Faced with the flood of cars, for decades governments have attempted to improve mobility of citizens – some measures focus on widening existing roads and building new ones, while others encourage a switch to alternatives such as public transportation, cycling and walking.
Jovana Stanisljevic, Professor in International Business, Grenoble École de Management (GEM), uses the examples of London and Singapore to describe how traffic congestion can be reduced and commuter traffic improved.
Increasing road space does not solve the problem. It just leads to more cars on the roads.

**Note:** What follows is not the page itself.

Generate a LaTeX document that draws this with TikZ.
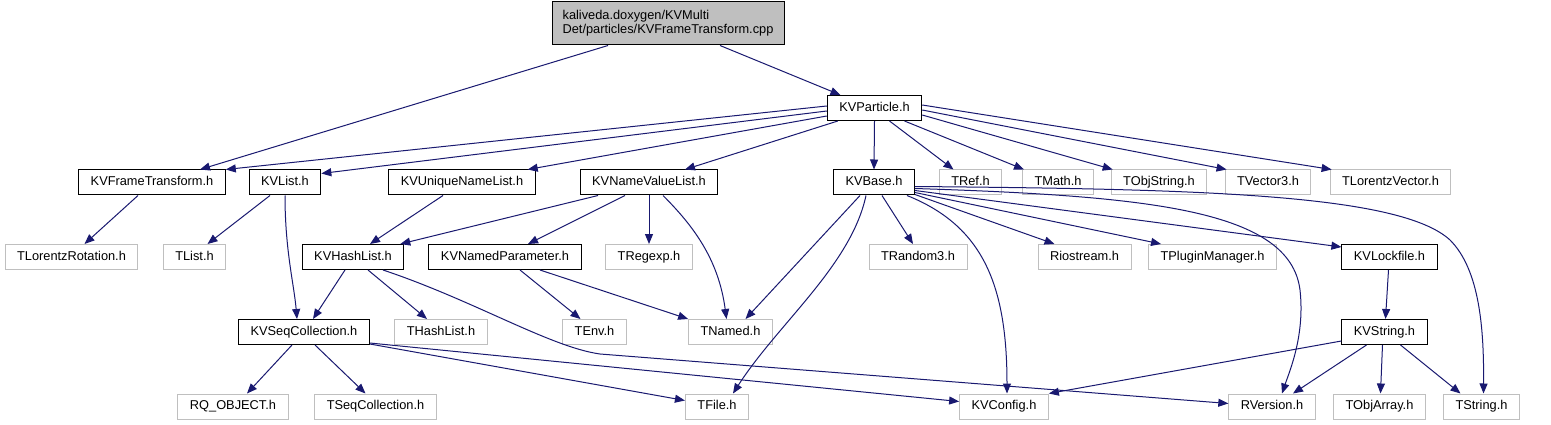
\documentclass[tikz,border=0pt]{standalone}
\usepackage{fontspec}
\setmainfont{Liberation Sans}
\usetikzlibrary{arrows.meta}
\definecolor{edgeblue}{HTML}{191970}
\definecolor{boxgrey}{HTML}{BFBFBF}
\newcommand{\boxfont}{\fontsize{12.8pt}{14pt}\selectfont}

\begin{document}
\begin{tikzpicture}[x=1pt,y=-1pt,line width=1pt,
                    kvfile/.style={draw=black,fill=white,font=\boxfont,
                                   inner xsep=12pt,inner ysep=0pt,minimum height=25pt,
                                   text height=9.3pt,text depth=2.7pt},
                    extfile/.style={kvfile,draw=boxgrey},
                    srcfile/.style={draw=black,fill=boxgrey,font=\boxfont,align=left,
                                    minimum width=232pt,minimum height=43pt,inner sep=0pt},
                    dep/.style={draw=edgeblue,-{Triangle[length=10pt,width=8pt]}}]
  \path[use as bounding box,fill=white] (0,0) rectangle (1551,425);
  \node[srcfile] (cpp) at (668,23.5) {kaliveda.doxygen/KVMulti\\Det/particles/KVFrameTransform.cpp};
  \node[kvfile] (particle) at (874.5,108) {KVParticle.h};
  \node[kvfile] (frametrans) at (152,182.5) {KVFrameTransform.h};
  \node[kvfile] (kvlist) at (285,182.5) {KVList.h};
  \node[kvfile] (uniquelist) at (462,182.5) {KVUniqueNameList.h};
  \node[kvfile] (namevalue) at (649,182.5) {KVNameValueList.h};
  \node[kvfile] (kvbase) at (874,182.5) {KVBase.h};
  \node[extfile] (tref) at (970.5,182.5) {TRef.h};
  \node[extfile] (tmath) at (1058,182.5) {TMath.h};
  \node[extfile] (tobjstring) at (1159,182.5) {TObjString.h};
  \node[extfile] (tvector) at (1268,182.5) {TVector3.h};
  \node[extfile] (tlorentzvec) at (1390.5,182.5) {TLorentzVector.h};
  \node[extfile] (lorentzrot) at (71.5,257) {TLorentzRotation.h};
  \node[extfile] (tlist) at (194.5,257) {TList.h};
  \node[kvfile] (hashlist) at (353,257) {KVHashList.h};
  \node[kvfile] (namedpar) at (505,257) {KVNamedParameter.h};
  \node[extfile] (tregexp) at (649,257) {TRegexp.h};
  \node[extfile] (trandom) at (918,257) {TRandom3.h};
  \node[extfile] (riostream) at (1084.5,257) {Riostream.h};
  \node[extfile] (tplugin) at (1212.5,257) {TPluginManager.h};
  \node[kvfile] (lockfile) at (1389.5,257) {KVLockfile.h};
  \node[kvfile] (seqcoll) at (304,332) {KVSeqCollection.h};
  \node[extfile] (thashlist) at (441,332) {THashList.h};
  \node[extfile] (tenv) at (594.5,332) {TEnv.h};
  \node[extfile] (tnamed) at (730.5,332) {TNamed.h};
  \node[kvfile] (kvstring) at (1384.5,332) {KVString.h};
  \node[extfile] (rqobject) at (233,406.5) {RQ\_OBJECT.h};
  \node[extfile] (tseqcoll) at (375.5,406.5) {TSeqCollection.h};
  \node[extfile] (tfile) at (717,406.5) {TFile.h};
  \node[extfile] (kvconfig) at (1004,406.5) {KVConfig.h};
  \node[extfile] (rversion) at (1272,406.5) {RVersion.h};
  \node[extfile] (tobjarray) at (1379.5,406.5) {TObjArray.h};
  \node[extfile] (tstring) at (1481.5,406.5) {TString.h};

  \draw[dep] ([xshift=-60pt]cpp.south) -- ([xshift=48pt]frametrans.north);
  \draw[dep] ([xshift=52pt]cpp.south) -- ([xshift=-34pt]particle.north);

  \draw[dep] ([yshift=2pt]particle.west) -- (frametrans.north east);
  \draw[dep] ([yshift=-3pt]particle.west) -- ([yshift=-4pt]kvlist.north east);
  \draw[dep] ([yshift=-8pt]particle.west) -- ([xshift=-8pt]uniquelist.north east);
  \draw[dep] ([xshift=11pt]particle.south west) -- ([xshift=36pt]namevalue.north);
  \draw[dep] (particle.south) -- (kvbase.north);
  \draw[dep] ([xshift=15pt]particle.south) -- ([xshift=-17pt]tref.north);
  \draw[dep] ([xshift=30pt]particle.south) -- ([xshift=2pt]tmath.north west);
  \draw[dep] ([yshift=-7pt]particle.east) -- ([xshift=2pt]tobjstring.north west);
  \draw[dep] ([yshift=-2pt]particle.east) -- ([xshift=2pt]tvector.north west);
  \draw[dep] ([yshift=3pt]particle.east) -- ([xshift=2pt]tlorentzvec.north west);

  \draw[dep] ([xshift=-14pt]frametrans.south) -- ([xshift=13pt]lorentzrot.north);
  \draw[dep] ([xshift=-15pt]kvlist.south) -- ([xshift=13pt]tlist.north);
  \draw[dep] (kvlist.south) .. controls +(0,55) and +(-3,-35) .. ([xshift=-7pt]seqcoll.north);
  \draw[dep] ([xshift=-19pt]uniquelist.south) -- ([xshift=17pt]hashlist.north);

  \draw[dep] ([xshift=-51pt]namevalue.south) -- ([xshift=-4pt]hashlist.north east);
  \draw[dep] ([xshift=-24pt]namevalue.south) -- ([xshift=23pt]namedpar.north);
  \draw[dep] (namevalue.south) -- (tregexp.north);
  \draw[dep] ([xshift=14pt]namevalue.south) .. controls +(30,30) and +(-8,-60) .. ([xshift=-4pt]tnamed.north);

  \draw[dep] ([xshift=-14pt]kvbase.south) -- ([xshift=15pt]tnamed.north);
  \draw[dep] ([xshift=-8pt]kvbase.south) .. controls +(-15,70) and +(45,-70) .. ([xshift=16pt]tfile.north);
  \draw[dep] ([xshift=8pt]kvbase.south) -- ([xshift=-5pt]trandom.north);
  \draw[dep] ([xshift=-8pt]kvbase.south east) .. controls +(75,30) and +(0,-110) .. ([xshift=3pt]kvconfig.north);
  \draw[dep] ([yshift=1pt]kvbase.south east) -- ([xshift=17pt]riostream.north west);
  \draw[dep] ([yshift=3pt]kvbase.south east) -- ([xshift=13pt]tplugin.north west);
  \draw[dep] ([yshift=5pt]kvbase.south east) -- ([yshift=-3pt]lockfile.north west);
  \draw[dep] ([yshift=7pt]kvbase.south east) .. controls (1150,196) and (1290,210) .. (1300,290)
             .. controls (1305,335) and (1290,370) .. ([xshift=10pt]rversion.north);
  \draw[dep] ([yshift=9pt]kvbase.south east) .. controls (1200,189) and (1400,194) .. (1450,240)
             .. controls (1480,270) and (1484,330) .. ([xshift=2pt]tstring.north);

  \draw[dep] ([xshift=-8pt]hashlist.south) -- ([xshift=9pt]seqcoll.north);
  \draw[dep] ([xshift=15pt]hashlist.south) -- ([xshift=-14pt]thashlist.north);
  \draw[dep] ([xshift=30pt]hashlist.south) .. controls +(90,30) and +(-50,-7) .. (600,354)
             -- ([yshift=3pt]rversion.west);
  \draw[dep] ([xshift=15pt]namedpar.south) -- ([xshift=-14pt]tenv.north);
  \draw[dep] ([xshift=35pt]namedpar.south) -- (tnamed.north west);

  \draw[dep] ([xshift=-12pt]seqcoll.south) -- ([xshift=14pt]rqobject.north);
  \draw[dep] ([xshift=11pt]seqcoll.south) -- ([xshift=-10pt]tseqcoll.north);
  \draw[dep] ([yshift=1pt]seqcoll.south east) -- ([yshift=6pt]tfile.west);
  \draw[dep] ([yshift=2pt]seqcoll.south east) -- ([yshift=5pt]kvconfig.west);

  \draw[dep] ([xshift=-1pt]lockfile.south) -- ([xshift=1pt]kvstring.north);
  \draw[dep] ([yshift=-9pt]kvstring.west) -- (kvconfig.north east);
  \draw[dep] ([xshift=-18pt]kvstring.south) -- ([xshift=21pt]rversion.north);
  \draw[dep] ([xshift=-2pt]kvstring.south) -- ([xshift=1pt]tobjarray.north);
  \draw[dep] ([xshift=16pt]kvstring.south) -- ([xshift=-21pt]tstring.north);
\end{tikzpicture}
\end{document}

When looking at top – 10 cities for time lost due to congestion in 2018, eight are European. One common factor impacting congestion in Paris, London, Rome, Milan or Barcelona is their age. Some roads predate advent of cars, which increases complexity of road network operations. In fact, car – centric infrastructure in a sense collides into public transit and walking development patterns.
At the same time, cities in Europe tend to be most progressive when it comes to reducing and relocating road space to make room for other types of transportation. Zurich, for example, deliberately slowed its road traffic down to make it unpopular, while Paris pursues aggressive policy of expanding public spaces, by eliminating traffic from lower docks of the Seine.
London is experimenting to tackle road congestions via special charging zones and times.
In the case of Singapore, the implementation of the Electronic Road Pricing (ERP) system in 1998 was a breakthrough. It functions on the “pay as you use” principle to manage traffic demand. Singapore continues exploring “smart solutions” to improve commuting experience and achieve even smoother rides.